Your goal
The material below should be written out in full and exactly; pictures stay out of the copy.

Information provided

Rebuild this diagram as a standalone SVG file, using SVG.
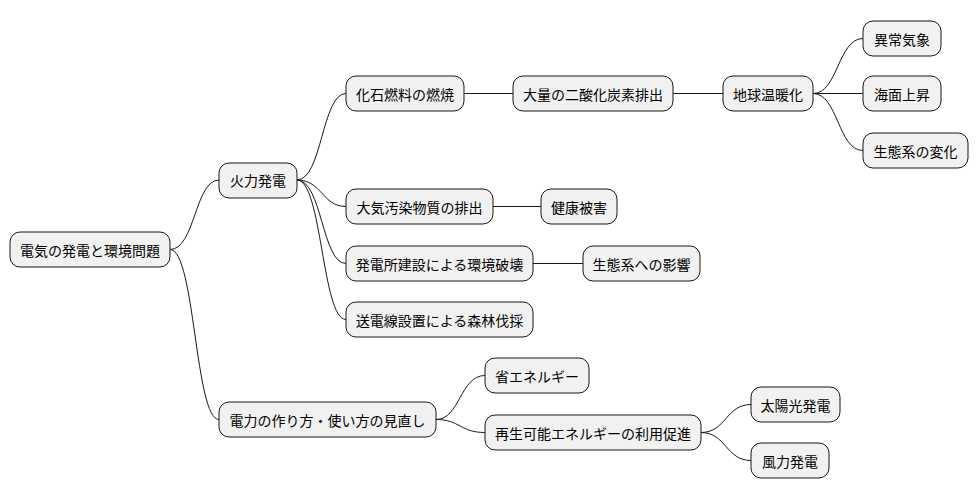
<svg xmlns="http://www.w3.org/2000/svg" width="978" height="499" viewBox="0 0 978 499">
<style>
rect{fill:#f1f1f1;stroke:#181818;stroke-width:1}
text{font-family:"Noto Sans CJK JP","Noto Sans CJK SC",sans-serif;font-size:14px;fill:#000;text-anchor:middle;dominant-baseline:central}
#connectors path{fill:none;stroke:#181818;stroke-width:1}
</style>
<rect width="978" height="499" style="fill:#fff;stroke:none"/>
<g id="connectors">
<path d="M170,249.5 C195,249.5 195,180 219,180"/>
<path d="M170,249.5 C195,249.5 195,419.5 219,419.5"/>
<path d="M297,180 C322,180 322,93.5 346,93.5"/>
<path d="M297,180 C322,180 322,206.5 346,206.5"/>
<path d="M297,180 C322,180 322,263.5 346,263.5"/>
<path d="M297,180 C322,180 322,319.5 346,319.5"/>
<path d="M464,93.5 L513,93.5"/>
<path d="M673,93.5 L723,93.5"/>
<path d="M813,93.5 C838,93.5 838,38.5 863,38.5"/>
<path d="M813,93.5 L863,93.5"/>
<path d="M813,93.5 C838,93.5 838,150.5 863,150.5"/>
<path d="M493,206.5 L541,206.5"/>
<path d="M533,263.5 L583,263.5"/>
<path d="M436,419.5 C460,419.5 460,375.5 485,375.5"/>
<path d="M436,419.5 C460,419.5 460,432.5 485,432.5"/>
<path d="M701,432.5 C726,432.5 726,404.5 751,404.5"/>
<path d="M701,432.5 C726,432.5 726,460.5 751,460.5"/>
</g>
<g id="n1"><rect x="10" y="232" width="160" height="35" rx="10"/><text x="90" y="249.5">電気の発電と環境問題</text></g>
<g id="n2"><rect x="219" y="163" width="78" height="35" rx="10"/><text x="258" y="180">火力発電</text></g>
<g id="n3"><rect x="346" y="76" width="118" height="35" rx="10"/><text x="405" y="93.5">化石燃料の燃焼</text></g>
<g id="n4"><rect x="513" y="76" width="160" height="35" rx="10"/><text x="593" y="93.5">大量の二酸化炭素排出</text></g>
<g id="n5"><rect x="723" y="76" width="90" height="35" rx="10"/><text x="768" y="93.5">地球温暖化</text></g>
<g id="n6"><rect x="863" y="21" width="78" height="35" rx="10"/><text x="902" y="38.5">異常気象</text></g>
<g id="n7"><rect x="863" y="76" width="78" height="35" rx="10"/><text x="902" y="93.5">海面上昇</text></g>
<g id="n8"><rect x="863" y="133" width="105" height="35" rx="10"/><text x="915.5" y="150.5">生態系の変化</text></g>
<g id="n9"><rect x="346" y="189" width="147" height="35" rx="10"/><text x="419.5" y="206.5">大気汚染物質の排出</text></g>
<g id="n10"><rect x="541" y="189" width="76" height="35" rx="10"/><text x="579" y="206.5">健康被害</text></g>
<g id="n11"><rect x="346" y="246" width="187" height="35" rx="10"/><text x="439.5" y="263.5">発電所建設による環境破壊</text></g>
<g id="n12"><rect x="583" y="246" width="117" height="35" rx="10"/><text x="641.5" y="263.5">生態系への影響</text></g>
<g id="n13"><rect x="346" y="302" width="187" height="35" rx="10"/><text x="439.5" y="319.5">送電線設置による森林伐採</text></g>
<g id="n14"><rect x="219" y="402" width="217" height="35" rx="10"/><text x="327.5" y="419.5">電力の作り方・使い方の見直し</text></g>
<g id="n15"><rect x="485" y="358" width="104" height="35" rx="10"/><text x="537" y="375.5">省エネルギー</text></g>
<g id="n16"><rect x="485" y="415" width="216" height="35" rx="10"/><text x="593" y="432.5">再生可能エネルギーの利用促進</text></g>
<g id="n17"><rect x="751" y="387" width="89" height="35" rx="10"/><text x="795.5" y="404.5">太陽光発電</text></g>
<g id="n18"><rect x="751" y="443" width="78" height="35" rx="10"/><text x="790" y="460.5">風力発電</text></g>
</svg>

Task output
Rebuild this diagram as a standalone SVG file, using SVG.
<svg xmlns="http://www.w3.org/2000/svg" width="978" height="499" viewBox="0 0 978 499">
<style>
rect{fill:#f1f1f1;stroke:#181818;stroke-width:1}
text{font-family:"Noto Sans CJK JP","Noto Sans CJK SC",sans-serif;font-size:14px;fill:#000;text-anchor:middle;dominant-baseline:central}
#connectors path{fill:none;stroke:#181818;stroke-width:1}
</style>
<rect width="978" height="499" style="fill:#fff;stroke:none"/>
<g id="connectors">
<path d="M170,249.5 C195,249.5 195,180 219,180"/>
<path d="M170,249.5 C195,249.5 195,419.5 219,419.5"/>
<path d="M297,180 C322,180 322,93.5 346,93.5"/>
<path d="M297,180 C322,180 322,206.5 346,206.5"/>
<path d="M297,180 C322,180 322,263.5 346,263.5"/>
<path d="M297,180 C322,180 322,319.5 346,319.5"/>
<path d="M464,93.5 L513,93.5"/>
<path d="M673,93.5 L723,93.5"/>
<path d="M813,93.5 C838,93.5 838,38.5 863,38.5"/>
<path d="M813,93.5 L863,93.5"/>
<path d="M813,93.5 C838,93.5 838,150.5 863,150.5"/>
<path d="M493,206.5 L541,206.5"/>
<path d="M533,263.5 L583,263.5"/>
<path d="M436,419.5 C460,419.5 460,375.5 485,375.5"/>
<path d="M436,419.5 C460,419.5 460,432.5 485,432.5"/>
<path d="M701,432.5 C726,432.5 726,404.5 751,404.5"/>
<path d="M701,432.5 C726,432.5 726,460.5 751,460.5"/>
</g>
<g id="n1"><rect x="10" y="232" width="160" height="35" rx="10"/><text x="90" y="249.5">電気の発電と環境問題</text></g>
<g id="n2"><rect x="219" y="163" width="78" height="35" rx="10"/><text x="258" y="180">火力発電</text></g>
<g id="n3"><rect x="346" y="76" width="118" height="35" rx="10"/><text x="405" y="93.5">化石燃料の燃焼</text></g>
<g id="n4"><rect x="513" y="76" width="160" height="35" rx="10"/><text x="593" y="93.5">大量の二酸化炭素排出</text></g>
<g id="n5"><rect x="723" y="76" width="90" height="35" rx="10"/><text x="768" y="93.5">地球温暖化</text></g>
<g id="n6"><rect x="863" y="21" width="78" height="35" rx="10"/><text x="902" y="38.5">異常気象</text></g>
<g id="n7"><rect x="863" y="76" width="78" height="35" rx="10"/><text x="902" y="93.5">海面上昇</text></g>
<g id="n8"><rect x="863" y="133" width="105" height="35" rx="10"/><text x="915.5" y="150.5">生態系の変化</text></g>
<g id="n9"><rect x="346" y="189" width="147" height="35" rx="10"/><text x="419.5" y="206.5">大気汚染物質の排出</text></g>
<g id="n10"><rect x="541" y="189" width="76" height="35" rx="10"/><text x="579" y="206.5">健康被害</text></g>
<g id="n11"><rect x="346" y="246" width="187" height="35" rx="10"/><text x="439.5" y="263.5">発電所建設による環境破壊</text></g>
<g id="n12"><rect x="583" y="246" width="117" height="35" rx="10"/><text x="641.5" y="263.5">生態系への影響</text></g>
<g id="n13"><rect x="346" y="302" width="187" height="35" rx="10"/><text x="439.5" y="319.5">送電線設置による森林伐採</text></g>
<g id="n14"><rect x="219" y="402" width="217" height="35" rx="10"/><text x="327.5" y="419.5">電力の作り方・使い方の見直し</text></g>
<g id="n15"><rect x="485" y="358" width="104" height="35" rx="10"/><text x="537" y="375.5">省エネルギー</text></g>
<g id="n16"><rect x="485" y="415" width="216" height="35" rx="10"/><text x="593" y="432.5">再生可能エネルギーの利用促進</text></g>
<g id="n17"><rect x="751" y="387" width="89" height="35" rx="10"/><text x="795.5" y="404.5">太陽光発電</text></g>
<g id="n18"><rect x="751" y="443" width="78" height="35" rx="10"/><text x="790" y="460.5">風力発電</text></g>
</svg>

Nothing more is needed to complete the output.